DATA EXCERPT:
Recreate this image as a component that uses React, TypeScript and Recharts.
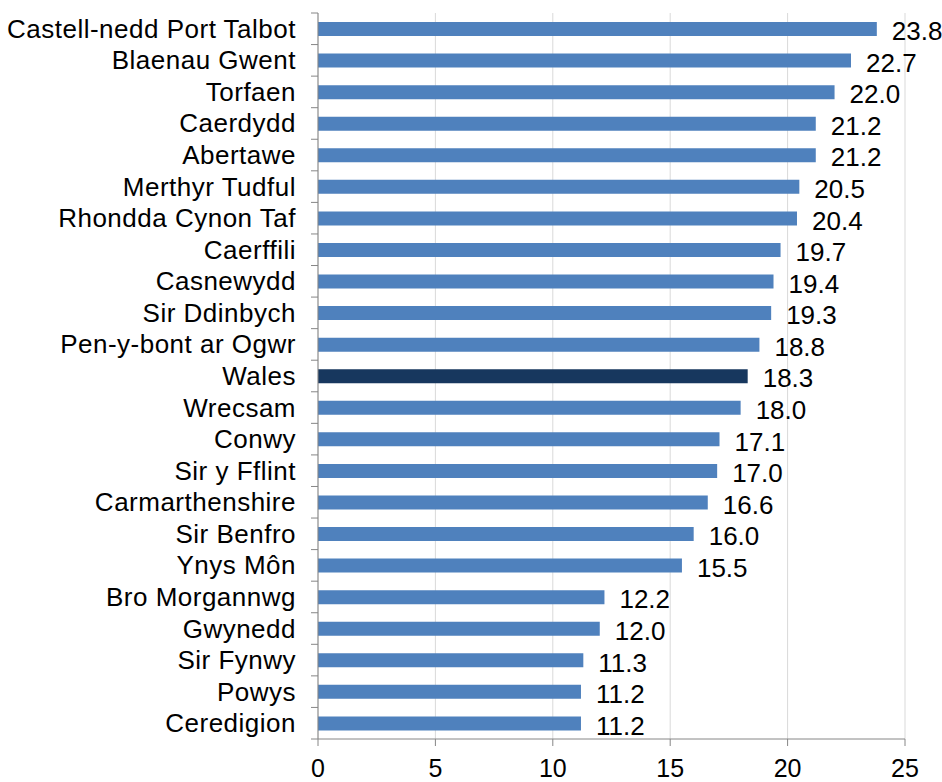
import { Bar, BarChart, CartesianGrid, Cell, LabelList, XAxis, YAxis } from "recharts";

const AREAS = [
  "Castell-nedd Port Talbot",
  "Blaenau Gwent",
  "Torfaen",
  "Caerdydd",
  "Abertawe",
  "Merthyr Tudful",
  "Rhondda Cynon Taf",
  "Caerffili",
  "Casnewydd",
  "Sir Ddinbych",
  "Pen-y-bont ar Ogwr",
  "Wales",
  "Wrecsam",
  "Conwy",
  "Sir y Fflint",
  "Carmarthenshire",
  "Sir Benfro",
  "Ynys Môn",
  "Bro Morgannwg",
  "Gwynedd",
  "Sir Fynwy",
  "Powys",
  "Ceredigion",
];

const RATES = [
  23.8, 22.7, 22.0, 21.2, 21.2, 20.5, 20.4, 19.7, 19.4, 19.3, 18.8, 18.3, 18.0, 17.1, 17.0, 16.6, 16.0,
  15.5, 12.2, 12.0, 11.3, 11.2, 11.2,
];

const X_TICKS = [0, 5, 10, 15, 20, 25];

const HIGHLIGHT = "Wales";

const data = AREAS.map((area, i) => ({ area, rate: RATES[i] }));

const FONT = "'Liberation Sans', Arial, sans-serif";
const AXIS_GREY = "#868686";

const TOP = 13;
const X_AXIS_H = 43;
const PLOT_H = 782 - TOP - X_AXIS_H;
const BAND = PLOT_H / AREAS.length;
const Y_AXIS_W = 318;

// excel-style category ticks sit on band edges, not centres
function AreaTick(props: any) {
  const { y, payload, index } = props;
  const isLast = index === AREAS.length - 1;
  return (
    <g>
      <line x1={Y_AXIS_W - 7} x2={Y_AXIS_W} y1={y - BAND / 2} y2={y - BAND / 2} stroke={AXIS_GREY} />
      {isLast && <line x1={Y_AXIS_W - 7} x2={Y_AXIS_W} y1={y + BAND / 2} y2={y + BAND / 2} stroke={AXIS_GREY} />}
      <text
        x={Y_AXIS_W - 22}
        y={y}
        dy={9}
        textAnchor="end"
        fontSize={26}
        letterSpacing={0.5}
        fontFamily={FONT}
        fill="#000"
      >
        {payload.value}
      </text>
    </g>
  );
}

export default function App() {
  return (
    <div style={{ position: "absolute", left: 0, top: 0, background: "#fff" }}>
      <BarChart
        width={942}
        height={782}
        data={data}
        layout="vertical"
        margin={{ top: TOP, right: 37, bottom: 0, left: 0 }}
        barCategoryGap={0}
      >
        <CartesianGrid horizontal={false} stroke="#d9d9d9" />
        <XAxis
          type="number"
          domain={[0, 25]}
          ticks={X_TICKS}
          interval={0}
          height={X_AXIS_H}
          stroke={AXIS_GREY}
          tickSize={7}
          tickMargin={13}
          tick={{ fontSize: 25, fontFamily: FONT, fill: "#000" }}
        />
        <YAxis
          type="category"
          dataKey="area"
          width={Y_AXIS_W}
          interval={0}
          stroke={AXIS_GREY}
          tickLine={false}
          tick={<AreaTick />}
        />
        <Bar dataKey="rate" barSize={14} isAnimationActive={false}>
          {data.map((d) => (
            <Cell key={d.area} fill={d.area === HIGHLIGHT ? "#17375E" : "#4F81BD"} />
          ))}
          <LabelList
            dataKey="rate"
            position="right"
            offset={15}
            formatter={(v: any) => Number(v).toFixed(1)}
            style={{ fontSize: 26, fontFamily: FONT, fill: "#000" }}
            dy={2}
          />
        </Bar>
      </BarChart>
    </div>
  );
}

TASK TO CARRY OUT: Exactly as they appear, print the lines of the listing above from its first line through the line that contains "const data = AREAS.map((area, i)", minus the pictures.

EXERCISE OUTPUT:
Recreate this image as a component that uses React, TypeScript and Recharts.
import { Bar, BarChart, CartesianGrid, Cell, LabelList, XAxis, YAxis } from "recharts";

const AREAS = [
  "Castell-nedd Port Talbot",
  "Blaenau Gwent",
  "Torfaen",
  "Caerdydd",
  "Abertawe",
  "Merthyr Tudful",
  "Rhondda Cynon Taf",
  "Caerffili",
  "Casnewydd",
  "Sir Ddinbych",
  "Pen-y-bont ar Ogwr",
  "Wales",
  "Wrecsam",
  "Conwy",
  "Sir y Fflint",
  "Carmarthenshire",
  "Sir Benfro",
  "Ynys Môn",
  "Bro Morgannwg",
  "Gwynedd",
  "Sir Fynwy",
  "Powys",
  "Ceredigion",
];

const RATES = [
  23.8, 22.7, 22.0, 21.2, 21.2, 20.5, 20.4, 19.7, 19.4, 19.3, 18.8, 18.3, 18.0, 17.1, 17.0, 16.6, 16.0,
  15.5, 12.2, 12.0, 11.3, 11.2, 11.2,
];

const X_TICKS = [0, 5, 10, 15, 20, 25];

const HIGHLIGHT = "Wales";

const data = AREAS.map((area, i) => ({ area, rate: RATES[i] }));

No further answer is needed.